Set exercise ▸ Copy out exactly the lines from the start of the data to the line containing "(0,0) rectangle (1175,860);". Include both.

Stored data ▸

——————————

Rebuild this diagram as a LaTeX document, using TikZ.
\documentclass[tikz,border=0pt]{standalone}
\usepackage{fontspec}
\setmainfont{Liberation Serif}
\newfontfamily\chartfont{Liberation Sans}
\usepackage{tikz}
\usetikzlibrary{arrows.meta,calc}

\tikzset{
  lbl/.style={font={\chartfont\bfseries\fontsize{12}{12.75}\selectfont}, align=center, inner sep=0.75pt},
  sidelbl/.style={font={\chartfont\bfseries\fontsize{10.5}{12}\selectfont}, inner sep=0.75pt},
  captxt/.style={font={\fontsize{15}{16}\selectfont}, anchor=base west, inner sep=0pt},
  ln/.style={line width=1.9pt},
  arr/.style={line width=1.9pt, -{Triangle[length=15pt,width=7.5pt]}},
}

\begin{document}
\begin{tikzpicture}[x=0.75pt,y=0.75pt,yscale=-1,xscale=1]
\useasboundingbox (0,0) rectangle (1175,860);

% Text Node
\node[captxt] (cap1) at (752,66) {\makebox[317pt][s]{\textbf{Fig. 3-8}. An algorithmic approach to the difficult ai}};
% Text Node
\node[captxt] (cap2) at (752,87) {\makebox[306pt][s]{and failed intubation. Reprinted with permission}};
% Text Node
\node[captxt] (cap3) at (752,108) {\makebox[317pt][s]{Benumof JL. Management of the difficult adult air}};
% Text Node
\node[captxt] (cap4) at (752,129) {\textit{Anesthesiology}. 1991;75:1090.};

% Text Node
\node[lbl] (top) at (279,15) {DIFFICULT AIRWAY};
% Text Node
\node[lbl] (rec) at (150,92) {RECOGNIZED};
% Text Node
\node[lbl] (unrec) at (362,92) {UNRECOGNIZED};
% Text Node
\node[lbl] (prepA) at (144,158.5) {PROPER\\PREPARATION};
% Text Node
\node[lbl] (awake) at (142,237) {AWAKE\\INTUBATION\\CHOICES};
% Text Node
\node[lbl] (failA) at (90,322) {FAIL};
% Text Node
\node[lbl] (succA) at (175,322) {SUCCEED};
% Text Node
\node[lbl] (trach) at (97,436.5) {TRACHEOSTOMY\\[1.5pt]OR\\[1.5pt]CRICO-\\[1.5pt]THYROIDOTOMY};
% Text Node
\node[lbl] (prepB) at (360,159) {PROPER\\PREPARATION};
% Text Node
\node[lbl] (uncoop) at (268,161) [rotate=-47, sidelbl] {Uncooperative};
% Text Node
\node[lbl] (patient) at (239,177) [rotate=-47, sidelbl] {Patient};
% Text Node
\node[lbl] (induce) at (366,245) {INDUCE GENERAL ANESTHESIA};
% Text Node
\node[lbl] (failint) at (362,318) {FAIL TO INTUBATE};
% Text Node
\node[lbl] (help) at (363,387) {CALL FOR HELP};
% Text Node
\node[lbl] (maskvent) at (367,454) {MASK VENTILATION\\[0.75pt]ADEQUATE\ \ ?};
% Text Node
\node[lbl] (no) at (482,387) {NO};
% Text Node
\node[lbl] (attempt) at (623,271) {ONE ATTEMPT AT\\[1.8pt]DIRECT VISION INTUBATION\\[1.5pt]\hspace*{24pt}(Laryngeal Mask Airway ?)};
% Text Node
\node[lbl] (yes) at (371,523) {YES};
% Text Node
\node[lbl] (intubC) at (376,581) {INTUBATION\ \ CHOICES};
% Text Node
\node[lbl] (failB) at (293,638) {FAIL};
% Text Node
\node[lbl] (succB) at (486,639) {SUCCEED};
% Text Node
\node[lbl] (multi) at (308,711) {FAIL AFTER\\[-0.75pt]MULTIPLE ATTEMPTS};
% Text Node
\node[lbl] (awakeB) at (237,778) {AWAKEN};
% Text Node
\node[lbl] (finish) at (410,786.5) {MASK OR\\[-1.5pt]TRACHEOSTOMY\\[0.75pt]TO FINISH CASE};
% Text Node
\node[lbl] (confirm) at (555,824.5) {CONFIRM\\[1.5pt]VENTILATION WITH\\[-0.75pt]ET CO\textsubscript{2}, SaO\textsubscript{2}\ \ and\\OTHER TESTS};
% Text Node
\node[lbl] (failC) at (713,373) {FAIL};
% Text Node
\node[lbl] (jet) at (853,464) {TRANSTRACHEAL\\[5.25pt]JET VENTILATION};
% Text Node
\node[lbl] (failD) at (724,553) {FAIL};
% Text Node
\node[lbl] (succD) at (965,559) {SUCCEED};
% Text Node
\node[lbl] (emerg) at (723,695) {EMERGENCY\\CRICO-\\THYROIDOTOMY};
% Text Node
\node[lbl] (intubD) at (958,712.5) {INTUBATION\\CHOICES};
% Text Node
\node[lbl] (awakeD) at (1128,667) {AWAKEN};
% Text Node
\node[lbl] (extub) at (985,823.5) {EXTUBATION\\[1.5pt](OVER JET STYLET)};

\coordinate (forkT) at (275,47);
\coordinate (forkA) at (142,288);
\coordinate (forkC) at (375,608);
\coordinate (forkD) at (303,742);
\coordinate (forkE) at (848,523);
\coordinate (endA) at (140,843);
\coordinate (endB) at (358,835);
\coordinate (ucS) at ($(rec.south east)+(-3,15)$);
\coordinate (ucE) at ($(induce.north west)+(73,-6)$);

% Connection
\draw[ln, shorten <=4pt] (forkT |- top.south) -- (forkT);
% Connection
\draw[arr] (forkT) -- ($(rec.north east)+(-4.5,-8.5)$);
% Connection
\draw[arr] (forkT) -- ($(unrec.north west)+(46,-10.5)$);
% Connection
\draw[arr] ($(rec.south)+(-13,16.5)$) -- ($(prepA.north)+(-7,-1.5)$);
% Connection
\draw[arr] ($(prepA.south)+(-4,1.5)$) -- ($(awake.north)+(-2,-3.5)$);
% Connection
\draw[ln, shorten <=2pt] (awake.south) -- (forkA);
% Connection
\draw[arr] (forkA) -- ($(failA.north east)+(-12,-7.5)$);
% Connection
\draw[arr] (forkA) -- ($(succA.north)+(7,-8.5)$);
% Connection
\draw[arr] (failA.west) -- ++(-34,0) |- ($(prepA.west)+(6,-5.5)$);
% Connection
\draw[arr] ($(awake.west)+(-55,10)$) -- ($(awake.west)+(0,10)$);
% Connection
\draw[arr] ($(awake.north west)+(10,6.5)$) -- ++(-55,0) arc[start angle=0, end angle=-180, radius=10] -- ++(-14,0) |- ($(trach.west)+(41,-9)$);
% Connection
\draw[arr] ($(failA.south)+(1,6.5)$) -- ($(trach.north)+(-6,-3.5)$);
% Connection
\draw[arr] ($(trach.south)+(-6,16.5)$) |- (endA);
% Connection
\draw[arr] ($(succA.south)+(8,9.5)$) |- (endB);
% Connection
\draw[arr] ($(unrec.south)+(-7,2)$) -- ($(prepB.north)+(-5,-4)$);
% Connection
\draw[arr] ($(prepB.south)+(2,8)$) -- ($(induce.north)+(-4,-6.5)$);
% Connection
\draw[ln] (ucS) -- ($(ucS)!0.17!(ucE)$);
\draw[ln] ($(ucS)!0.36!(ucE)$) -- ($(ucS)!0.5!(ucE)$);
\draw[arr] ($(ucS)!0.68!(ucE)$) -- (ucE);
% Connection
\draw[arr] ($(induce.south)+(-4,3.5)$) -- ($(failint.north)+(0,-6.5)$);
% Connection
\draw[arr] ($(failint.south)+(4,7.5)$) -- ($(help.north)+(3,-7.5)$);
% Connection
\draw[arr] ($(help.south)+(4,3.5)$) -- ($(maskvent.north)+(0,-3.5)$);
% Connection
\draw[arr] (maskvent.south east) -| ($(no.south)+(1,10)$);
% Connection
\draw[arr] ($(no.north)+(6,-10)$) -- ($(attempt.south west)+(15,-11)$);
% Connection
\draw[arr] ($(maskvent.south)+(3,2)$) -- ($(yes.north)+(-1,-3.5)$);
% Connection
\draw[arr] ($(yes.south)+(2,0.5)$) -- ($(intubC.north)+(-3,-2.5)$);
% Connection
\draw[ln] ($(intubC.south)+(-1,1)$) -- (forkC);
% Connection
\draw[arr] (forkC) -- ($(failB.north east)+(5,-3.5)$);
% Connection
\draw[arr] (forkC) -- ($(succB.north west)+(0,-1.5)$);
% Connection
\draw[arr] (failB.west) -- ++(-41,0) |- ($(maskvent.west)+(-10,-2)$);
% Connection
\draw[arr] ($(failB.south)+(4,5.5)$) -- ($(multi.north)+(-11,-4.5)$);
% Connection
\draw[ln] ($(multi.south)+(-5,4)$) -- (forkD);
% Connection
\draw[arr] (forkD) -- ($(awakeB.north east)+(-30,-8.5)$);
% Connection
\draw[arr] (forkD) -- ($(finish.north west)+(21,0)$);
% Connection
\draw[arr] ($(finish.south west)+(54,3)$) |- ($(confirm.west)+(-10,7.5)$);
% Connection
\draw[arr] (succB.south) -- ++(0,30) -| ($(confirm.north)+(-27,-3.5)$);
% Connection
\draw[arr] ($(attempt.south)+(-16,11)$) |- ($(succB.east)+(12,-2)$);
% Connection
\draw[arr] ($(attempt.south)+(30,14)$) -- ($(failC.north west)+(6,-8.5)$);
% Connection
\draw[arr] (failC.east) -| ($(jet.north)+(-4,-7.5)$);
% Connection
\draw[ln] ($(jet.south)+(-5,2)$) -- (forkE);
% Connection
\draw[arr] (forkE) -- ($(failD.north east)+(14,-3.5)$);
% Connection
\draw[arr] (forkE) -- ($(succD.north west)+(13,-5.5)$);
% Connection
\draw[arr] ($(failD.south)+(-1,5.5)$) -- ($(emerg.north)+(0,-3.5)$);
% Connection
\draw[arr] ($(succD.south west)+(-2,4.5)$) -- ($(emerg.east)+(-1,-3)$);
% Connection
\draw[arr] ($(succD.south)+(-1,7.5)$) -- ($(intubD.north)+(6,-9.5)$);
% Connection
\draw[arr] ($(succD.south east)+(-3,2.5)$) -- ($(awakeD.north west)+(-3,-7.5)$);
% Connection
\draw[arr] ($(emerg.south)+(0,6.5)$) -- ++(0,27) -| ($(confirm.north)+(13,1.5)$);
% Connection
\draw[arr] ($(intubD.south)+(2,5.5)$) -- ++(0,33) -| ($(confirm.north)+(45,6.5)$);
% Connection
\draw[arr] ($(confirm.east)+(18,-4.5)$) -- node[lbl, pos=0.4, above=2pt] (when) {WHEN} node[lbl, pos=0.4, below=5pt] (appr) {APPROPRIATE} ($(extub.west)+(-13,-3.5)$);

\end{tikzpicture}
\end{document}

——————————

Solved exercise ▸
Rebuild this diagram as a LaTeX document, using TikZ.
\documentclass[tikz,border=0pt]{standalone}
\usepackage{fontspec}
\setmainfont{Liberation Serif}
\newfontfamily\chartfont{Liberation Sans}
\usepackage{tikz}
\usetikzlibrary{arrows.meta,calc}

\tikzset{
  lbl/.style={font={\chartfont\bfseries\fontsize{12}{12.75}\selectfont}, align=center, inner sep=0.75pt},
  sidelbl/.style={font={\chartfont\bfseries\fontsize{10.5}{12}\selectfont}, inner sep=0.75pt},
  captxt/.style={font={\fontsize{15}{16}\selectfont}, anchor=base west, inner sep=0pt},
  ln/.style={line width=1.9pt},
  arr/.style={line width=1.9pt, -{Triangle[length=15pt,width=7.5pt]}},
}

\begin{document}
\begin{tikzpicture}[x=0.75pt,y=0.75pt,yscale=-1,xscale=1]
\useasboundingbox (0,0) rectangle (1175,860);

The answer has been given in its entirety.